- Requirement
Look through the material below. Copy each line that contains the string "diagram".

- Supplied records
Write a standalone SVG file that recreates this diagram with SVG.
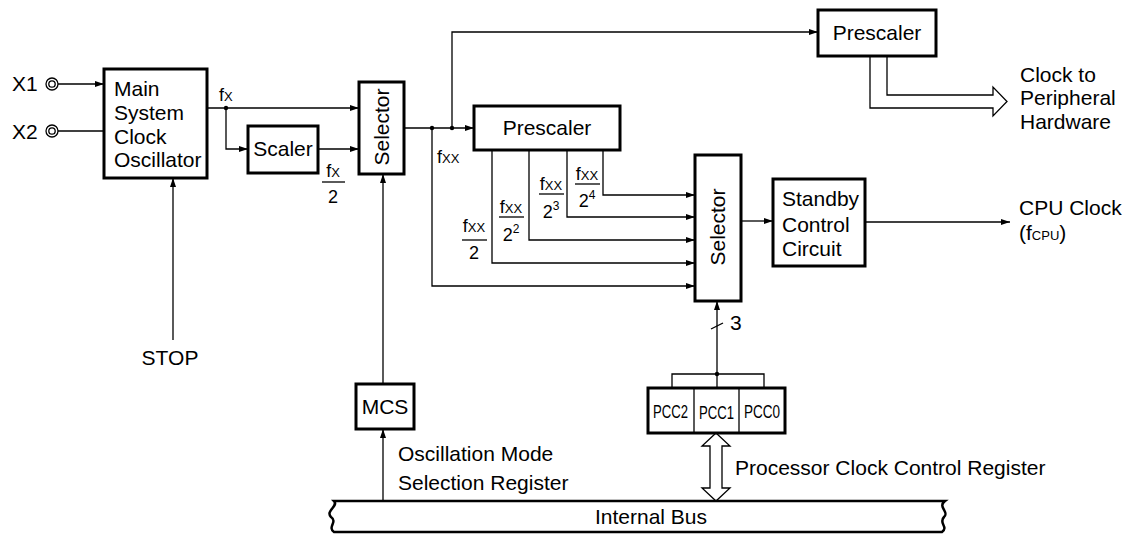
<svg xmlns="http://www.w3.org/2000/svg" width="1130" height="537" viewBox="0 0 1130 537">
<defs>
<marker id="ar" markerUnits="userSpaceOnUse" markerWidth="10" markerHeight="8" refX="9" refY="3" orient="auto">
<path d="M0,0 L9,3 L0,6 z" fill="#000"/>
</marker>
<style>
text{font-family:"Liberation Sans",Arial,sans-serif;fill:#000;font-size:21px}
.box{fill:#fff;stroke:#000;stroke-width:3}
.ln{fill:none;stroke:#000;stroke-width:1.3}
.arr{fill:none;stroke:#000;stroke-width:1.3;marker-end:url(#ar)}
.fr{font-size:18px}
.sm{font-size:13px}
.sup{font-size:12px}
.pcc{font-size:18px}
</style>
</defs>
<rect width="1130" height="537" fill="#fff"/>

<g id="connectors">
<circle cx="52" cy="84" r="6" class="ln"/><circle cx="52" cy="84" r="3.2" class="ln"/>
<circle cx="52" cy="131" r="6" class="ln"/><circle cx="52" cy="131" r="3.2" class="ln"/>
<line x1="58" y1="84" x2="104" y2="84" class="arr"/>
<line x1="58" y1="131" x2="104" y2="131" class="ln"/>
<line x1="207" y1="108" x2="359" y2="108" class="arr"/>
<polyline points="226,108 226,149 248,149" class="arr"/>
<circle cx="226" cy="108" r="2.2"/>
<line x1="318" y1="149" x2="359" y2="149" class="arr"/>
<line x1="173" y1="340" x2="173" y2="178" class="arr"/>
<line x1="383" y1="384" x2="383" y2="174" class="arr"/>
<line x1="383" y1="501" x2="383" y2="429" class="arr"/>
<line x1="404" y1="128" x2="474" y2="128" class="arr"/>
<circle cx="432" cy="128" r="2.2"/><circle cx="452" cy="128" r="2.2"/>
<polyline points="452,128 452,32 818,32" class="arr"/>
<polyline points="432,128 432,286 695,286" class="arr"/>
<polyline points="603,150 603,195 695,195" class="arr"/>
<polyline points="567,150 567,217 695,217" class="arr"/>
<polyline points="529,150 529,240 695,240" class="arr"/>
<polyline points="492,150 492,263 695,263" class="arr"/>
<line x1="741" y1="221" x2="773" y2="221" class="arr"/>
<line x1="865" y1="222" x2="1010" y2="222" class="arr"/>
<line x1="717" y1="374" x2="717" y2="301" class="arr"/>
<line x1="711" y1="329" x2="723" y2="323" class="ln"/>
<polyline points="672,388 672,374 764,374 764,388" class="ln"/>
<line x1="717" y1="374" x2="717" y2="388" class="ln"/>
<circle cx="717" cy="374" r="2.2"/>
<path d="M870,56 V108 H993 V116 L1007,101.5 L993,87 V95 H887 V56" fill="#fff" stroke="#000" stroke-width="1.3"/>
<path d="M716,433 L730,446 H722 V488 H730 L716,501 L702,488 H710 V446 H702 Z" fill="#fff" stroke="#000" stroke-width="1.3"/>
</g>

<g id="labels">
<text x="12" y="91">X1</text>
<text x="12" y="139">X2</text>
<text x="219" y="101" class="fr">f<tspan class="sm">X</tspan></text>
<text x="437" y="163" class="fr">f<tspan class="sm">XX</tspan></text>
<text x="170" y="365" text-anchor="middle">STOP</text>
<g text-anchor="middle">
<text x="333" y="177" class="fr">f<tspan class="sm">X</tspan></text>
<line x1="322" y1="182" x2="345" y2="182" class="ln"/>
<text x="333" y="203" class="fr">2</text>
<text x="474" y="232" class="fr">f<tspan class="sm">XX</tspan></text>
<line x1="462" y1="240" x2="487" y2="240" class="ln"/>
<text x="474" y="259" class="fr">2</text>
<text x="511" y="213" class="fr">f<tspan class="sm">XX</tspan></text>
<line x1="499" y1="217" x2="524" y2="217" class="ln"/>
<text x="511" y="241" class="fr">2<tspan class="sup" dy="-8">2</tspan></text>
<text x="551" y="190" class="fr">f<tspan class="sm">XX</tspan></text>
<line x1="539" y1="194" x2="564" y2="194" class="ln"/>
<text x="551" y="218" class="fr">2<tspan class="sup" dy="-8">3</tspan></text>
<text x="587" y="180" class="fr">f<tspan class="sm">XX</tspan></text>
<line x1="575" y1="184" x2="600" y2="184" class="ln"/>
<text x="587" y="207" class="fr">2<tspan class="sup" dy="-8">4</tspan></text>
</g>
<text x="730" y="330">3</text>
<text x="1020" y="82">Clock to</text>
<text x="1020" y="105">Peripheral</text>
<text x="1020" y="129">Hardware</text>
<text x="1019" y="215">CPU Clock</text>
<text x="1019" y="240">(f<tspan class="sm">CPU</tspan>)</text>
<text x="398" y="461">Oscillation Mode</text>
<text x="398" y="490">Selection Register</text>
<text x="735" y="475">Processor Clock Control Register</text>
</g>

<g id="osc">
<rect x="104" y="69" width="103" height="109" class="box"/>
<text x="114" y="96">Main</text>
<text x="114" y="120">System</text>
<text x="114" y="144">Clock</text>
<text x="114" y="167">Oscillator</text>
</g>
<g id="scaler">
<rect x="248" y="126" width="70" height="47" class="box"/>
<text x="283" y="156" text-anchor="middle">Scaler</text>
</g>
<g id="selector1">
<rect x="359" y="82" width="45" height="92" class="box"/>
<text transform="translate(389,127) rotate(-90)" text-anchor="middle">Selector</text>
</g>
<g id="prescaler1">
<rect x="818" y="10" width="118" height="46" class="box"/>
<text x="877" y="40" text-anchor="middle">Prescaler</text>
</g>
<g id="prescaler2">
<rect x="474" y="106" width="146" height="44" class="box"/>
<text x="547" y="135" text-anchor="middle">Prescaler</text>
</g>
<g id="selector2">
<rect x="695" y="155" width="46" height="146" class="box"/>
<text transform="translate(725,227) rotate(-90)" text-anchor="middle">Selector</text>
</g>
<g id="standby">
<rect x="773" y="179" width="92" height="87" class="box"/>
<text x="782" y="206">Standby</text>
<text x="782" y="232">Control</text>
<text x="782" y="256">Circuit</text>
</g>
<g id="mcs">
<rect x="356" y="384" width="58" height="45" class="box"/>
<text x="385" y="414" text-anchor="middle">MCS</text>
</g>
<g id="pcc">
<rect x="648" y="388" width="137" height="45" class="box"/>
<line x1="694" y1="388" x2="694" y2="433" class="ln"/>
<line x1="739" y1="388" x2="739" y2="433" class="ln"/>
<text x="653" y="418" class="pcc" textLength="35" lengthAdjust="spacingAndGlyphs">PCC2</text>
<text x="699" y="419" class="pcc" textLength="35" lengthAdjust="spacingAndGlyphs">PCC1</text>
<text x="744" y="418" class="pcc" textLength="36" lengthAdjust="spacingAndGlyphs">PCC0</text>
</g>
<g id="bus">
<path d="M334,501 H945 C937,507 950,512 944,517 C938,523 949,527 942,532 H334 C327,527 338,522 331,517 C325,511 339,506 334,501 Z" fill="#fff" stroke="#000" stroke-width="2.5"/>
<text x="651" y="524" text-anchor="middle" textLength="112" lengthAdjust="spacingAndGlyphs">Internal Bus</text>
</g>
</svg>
==
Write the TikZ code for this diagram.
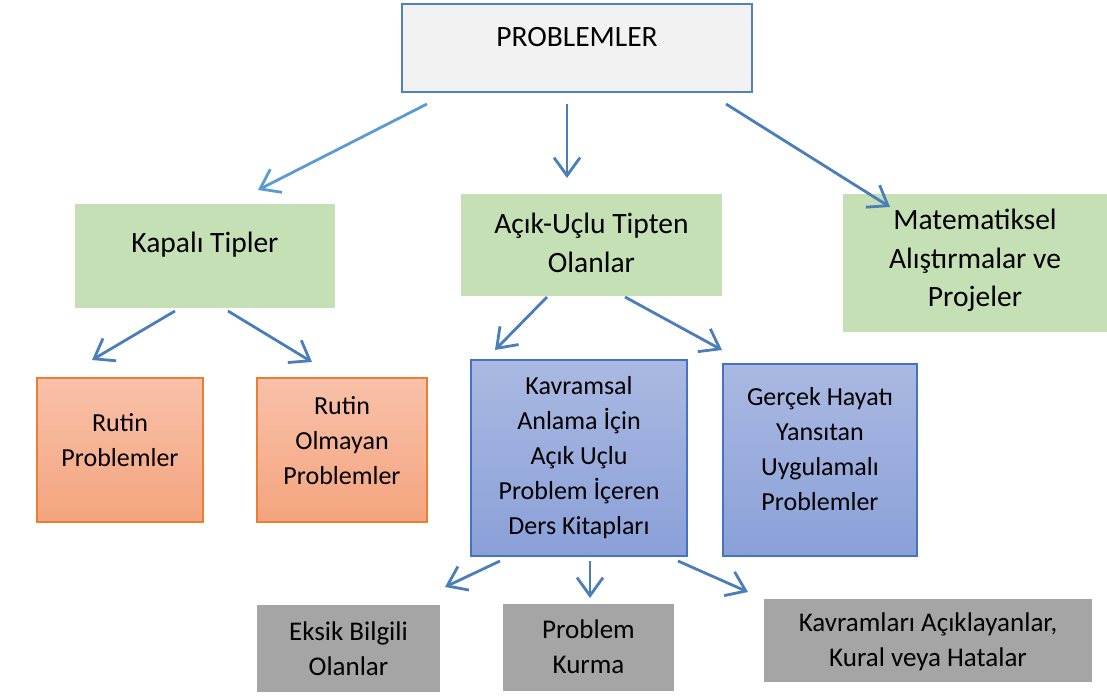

- Result of the exercise
Write a standalone SVG file that recreates this diagram with SVG.
Write the TikZ code for this diagram.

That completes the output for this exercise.